In response, supermarket giant Tesco has decided to suspend any additional Del Monte orders from the Kenyan farm until the investigation is concluded, but they will continue to maintain Del Monte as a supplier.


A Tesco spokesperson said: 


“Any form of human rights abuse is clearly unacceptable and we expect our suppliers to protect the welfare of everyone working in our supply chains, as well as respecting the human rights of the communities in which they operate.”


Similarly, Morrisons commented in response to the investigations stating that it expects all its suppliers to comply with its strict ethical standards and is liaising closely with Del Monte, the Ethical Trading Initiative, the British Retail Consortium, and other stakeholders to ensure a thorough human rights assessment is completed.


Aligning with the aforementioned concerns, impACT underlines the critical significance of conducting a thorough and timely investigation into the multitude of human rights claims spanning the past decade. There is an urgent call for the investigatory bodies to delve deeper into the available evidence and crucial witness testimonies. Numerous reports from impACT over the past month have highlighted the benefits of protracted and degrees of separation from large, particularly western, conglomerates and abused local communities. Whilst local companies set up the conditions for resource extraction, conglomerates enter the local environment able to deny involvement in the creation of local conditions, and extract profit despite human rights abuses.

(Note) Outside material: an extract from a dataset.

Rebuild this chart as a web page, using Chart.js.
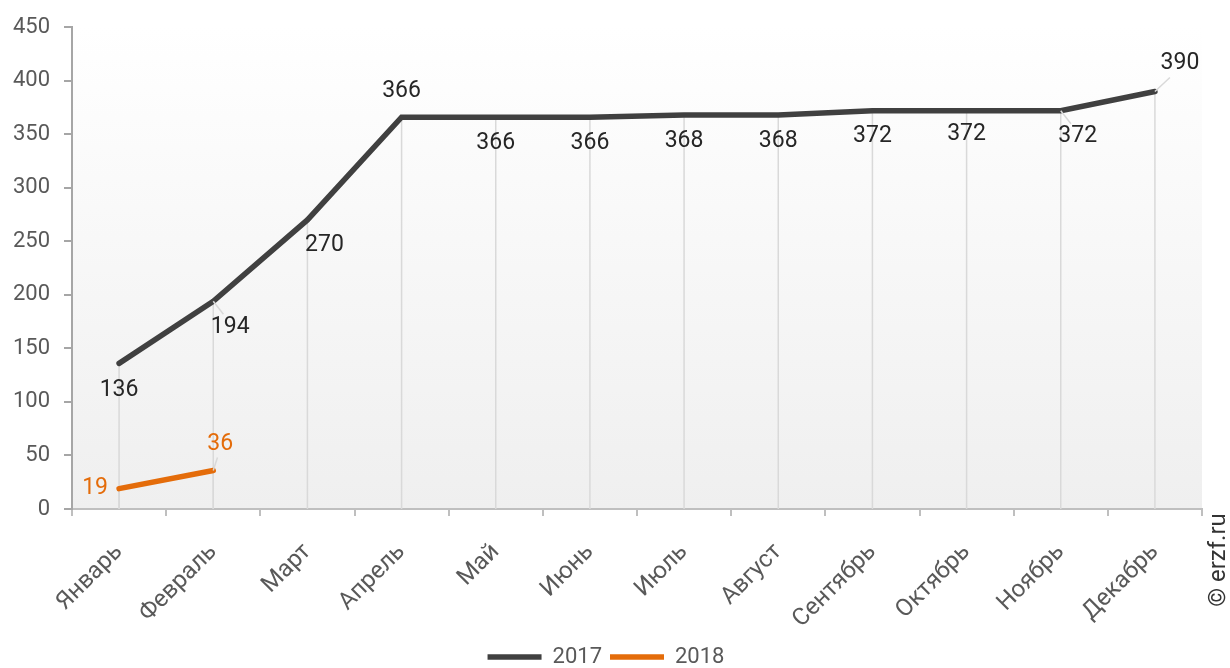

The allegations put forth by Leigh Day raise serious questions about Del Monte's awareness of such abuses. In light of this, it falls upon the business to take proactive measures in enhancing the regulation of their Corporate Social Responsibility activities. Such measures are vital not only for safeguarding their employees but also for protecting the well-being and rights of the local community residents. The onus lies on Del Monte to demonstrate genuine commitment and accountability in addressing these grave allegations and ensuring that justice prevails for all those affected.